» Task instructions
Find every line in the records below that contains the word "Clone", and copy each such line.

» Listed entries
>> start
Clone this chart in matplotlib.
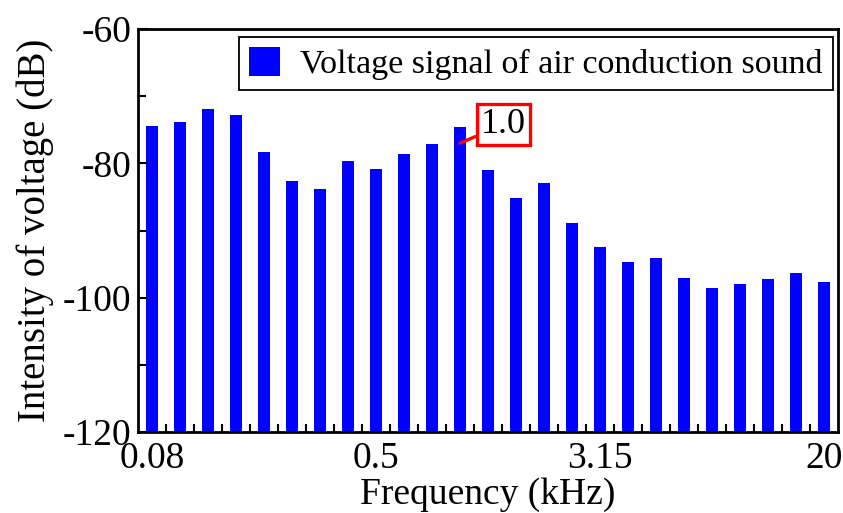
>> end
>> start
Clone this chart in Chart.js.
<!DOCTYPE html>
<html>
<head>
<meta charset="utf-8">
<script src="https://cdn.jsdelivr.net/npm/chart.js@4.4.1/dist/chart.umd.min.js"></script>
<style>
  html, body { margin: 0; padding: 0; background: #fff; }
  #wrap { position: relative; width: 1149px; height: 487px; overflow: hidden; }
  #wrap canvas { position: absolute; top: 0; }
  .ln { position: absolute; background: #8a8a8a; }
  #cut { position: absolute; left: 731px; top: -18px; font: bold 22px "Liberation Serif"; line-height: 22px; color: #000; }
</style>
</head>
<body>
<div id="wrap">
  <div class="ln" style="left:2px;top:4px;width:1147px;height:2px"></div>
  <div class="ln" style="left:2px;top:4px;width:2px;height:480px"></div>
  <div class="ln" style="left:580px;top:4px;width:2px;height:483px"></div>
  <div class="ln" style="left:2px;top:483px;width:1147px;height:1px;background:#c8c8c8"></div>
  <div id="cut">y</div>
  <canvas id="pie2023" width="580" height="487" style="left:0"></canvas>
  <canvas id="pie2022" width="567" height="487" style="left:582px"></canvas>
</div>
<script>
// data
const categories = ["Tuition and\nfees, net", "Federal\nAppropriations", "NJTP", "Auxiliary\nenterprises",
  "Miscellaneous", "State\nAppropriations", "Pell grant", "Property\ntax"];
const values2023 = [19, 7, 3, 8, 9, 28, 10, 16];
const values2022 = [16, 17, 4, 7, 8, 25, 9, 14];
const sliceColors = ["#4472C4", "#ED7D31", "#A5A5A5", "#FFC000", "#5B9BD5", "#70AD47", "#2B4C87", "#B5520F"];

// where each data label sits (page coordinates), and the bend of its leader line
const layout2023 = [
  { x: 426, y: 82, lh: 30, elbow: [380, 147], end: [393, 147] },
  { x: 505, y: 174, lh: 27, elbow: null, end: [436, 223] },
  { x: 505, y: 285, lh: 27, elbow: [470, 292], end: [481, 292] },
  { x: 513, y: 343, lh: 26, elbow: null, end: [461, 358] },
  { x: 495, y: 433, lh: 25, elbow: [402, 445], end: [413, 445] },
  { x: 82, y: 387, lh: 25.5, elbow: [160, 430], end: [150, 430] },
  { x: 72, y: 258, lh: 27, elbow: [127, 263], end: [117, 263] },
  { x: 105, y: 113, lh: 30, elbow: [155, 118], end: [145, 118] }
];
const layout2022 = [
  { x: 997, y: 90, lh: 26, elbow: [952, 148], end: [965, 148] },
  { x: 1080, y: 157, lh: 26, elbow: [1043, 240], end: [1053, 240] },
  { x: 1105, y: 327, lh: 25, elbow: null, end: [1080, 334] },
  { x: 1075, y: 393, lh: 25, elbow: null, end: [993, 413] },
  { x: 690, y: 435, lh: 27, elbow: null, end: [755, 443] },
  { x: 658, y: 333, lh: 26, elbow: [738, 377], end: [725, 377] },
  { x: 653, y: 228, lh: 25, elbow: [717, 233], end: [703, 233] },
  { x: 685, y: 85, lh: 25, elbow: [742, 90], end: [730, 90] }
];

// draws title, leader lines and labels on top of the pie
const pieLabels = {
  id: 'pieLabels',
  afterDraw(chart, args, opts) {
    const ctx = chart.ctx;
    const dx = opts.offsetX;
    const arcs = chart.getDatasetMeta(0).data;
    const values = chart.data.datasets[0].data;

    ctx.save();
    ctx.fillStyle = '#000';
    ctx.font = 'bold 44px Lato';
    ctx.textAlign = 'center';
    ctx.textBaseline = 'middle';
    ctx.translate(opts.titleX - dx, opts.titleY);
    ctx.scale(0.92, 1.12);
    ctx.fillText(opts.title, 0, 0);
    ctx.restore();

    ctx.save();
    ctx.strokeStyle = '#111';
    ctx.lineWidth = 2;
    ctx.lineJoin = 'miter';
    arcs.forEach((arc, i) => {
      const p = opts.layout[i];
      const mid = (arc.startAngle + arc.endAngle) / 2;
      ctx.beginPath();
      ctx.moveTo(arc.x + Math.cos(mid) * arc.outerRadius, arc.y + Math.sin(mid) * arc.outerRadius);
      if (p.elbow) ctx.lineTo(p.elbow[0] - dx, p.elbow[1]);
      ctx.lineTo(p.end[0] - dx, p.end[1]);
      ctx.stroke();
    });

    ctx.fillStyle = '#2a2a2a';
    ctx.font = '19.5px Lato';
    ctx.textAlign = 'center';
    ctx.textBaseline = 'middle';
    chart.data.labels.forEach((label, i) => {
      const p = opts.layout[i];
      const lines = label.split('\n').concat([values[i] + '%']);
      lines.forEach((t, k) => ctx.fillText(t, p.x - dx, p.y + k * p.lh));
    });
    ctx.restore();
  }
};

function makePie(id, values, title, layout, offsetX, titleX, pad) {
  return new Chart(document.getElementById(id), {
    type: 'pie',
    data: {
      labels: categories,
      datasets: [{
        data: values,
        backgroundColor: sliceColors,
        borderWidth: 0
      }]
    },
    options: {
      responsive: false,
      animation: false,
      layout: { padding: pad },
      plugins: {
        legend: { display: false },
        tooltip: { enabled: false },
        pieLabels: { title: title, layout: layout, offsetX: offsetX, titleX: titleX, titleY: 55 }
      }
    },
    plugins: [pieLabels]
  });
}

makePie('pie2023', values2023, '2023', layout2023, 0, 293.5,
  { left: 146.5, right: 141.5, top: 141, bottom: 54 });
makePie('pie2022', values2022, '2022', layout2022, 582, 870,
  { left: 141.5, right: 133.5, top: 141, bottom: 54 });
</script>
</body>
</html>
>> end
>> start
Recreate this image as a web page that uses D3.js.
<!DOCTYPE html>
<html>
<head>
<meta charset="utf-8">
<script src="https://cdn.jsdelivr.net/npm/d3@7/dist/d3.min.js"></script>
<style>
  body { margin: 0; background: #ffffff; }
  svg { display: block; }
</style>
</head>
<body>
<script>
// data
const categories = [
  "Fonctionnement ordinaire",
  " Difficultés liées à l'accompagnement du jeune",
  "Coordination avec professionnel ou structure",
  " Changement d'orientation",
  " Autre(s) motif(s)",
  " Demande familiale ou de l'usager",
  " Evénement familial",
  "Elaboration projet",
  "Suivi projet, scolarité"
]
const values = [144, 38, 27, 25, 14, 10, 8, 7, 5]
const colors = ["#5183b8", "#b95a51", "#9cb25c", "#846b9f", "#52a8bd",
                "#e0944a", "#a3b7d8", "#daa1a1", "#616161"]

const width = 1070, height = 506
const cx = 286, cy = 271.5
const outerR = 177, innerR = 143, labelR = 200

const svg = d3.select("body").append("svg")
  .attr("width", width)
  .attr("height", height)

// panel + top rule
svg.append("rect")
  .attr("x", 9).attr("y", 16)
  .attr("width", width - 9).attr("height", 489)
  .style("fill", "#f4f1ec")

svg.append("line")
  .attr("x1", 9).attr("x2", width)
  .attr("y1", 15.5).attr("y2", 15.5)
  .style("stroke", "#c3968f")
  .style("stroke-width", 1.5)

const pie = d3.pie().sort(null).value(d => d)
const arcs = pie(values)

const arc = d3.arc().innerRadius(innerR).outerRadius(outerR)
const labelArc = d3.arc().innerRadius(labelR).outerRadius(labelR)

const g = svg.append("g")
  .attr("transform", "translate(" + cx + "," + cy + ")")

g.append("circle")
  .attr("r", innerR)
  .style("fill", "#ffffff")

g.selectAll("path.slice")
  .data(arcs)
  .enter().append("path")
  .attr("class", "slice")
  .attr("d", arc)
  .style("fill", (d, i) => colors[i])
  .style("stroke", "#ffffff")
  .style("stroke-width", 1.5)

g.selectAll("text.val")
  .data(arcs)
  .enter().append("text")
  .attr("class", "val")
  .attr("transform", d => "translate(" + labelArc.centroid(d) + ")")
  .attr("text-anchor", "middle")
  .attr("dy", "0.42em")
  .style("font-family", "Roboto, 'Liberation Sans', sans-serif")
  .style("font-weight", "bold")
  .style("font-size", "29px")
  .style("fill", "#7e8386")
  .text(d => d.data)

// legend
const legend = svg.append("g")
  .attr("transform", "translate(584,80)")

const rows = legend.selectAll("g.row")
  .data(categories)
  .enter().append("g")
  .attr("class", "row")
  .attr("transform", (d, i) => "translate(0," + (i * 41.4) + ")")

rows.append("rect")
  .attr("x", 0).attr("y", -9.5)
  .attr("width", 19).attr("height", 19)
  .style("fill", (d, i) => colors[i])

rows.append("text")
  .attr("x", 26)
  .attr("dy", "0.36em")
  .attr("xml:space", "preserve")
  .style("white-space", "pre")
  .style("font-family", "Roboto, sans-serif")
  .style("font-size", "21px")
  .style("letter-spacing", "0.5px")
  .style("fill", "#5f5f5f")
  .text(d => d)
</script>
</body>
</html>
>> end
» Solved exercise
Clone this chart in matplotlib.
Clone this chart in Chart.js.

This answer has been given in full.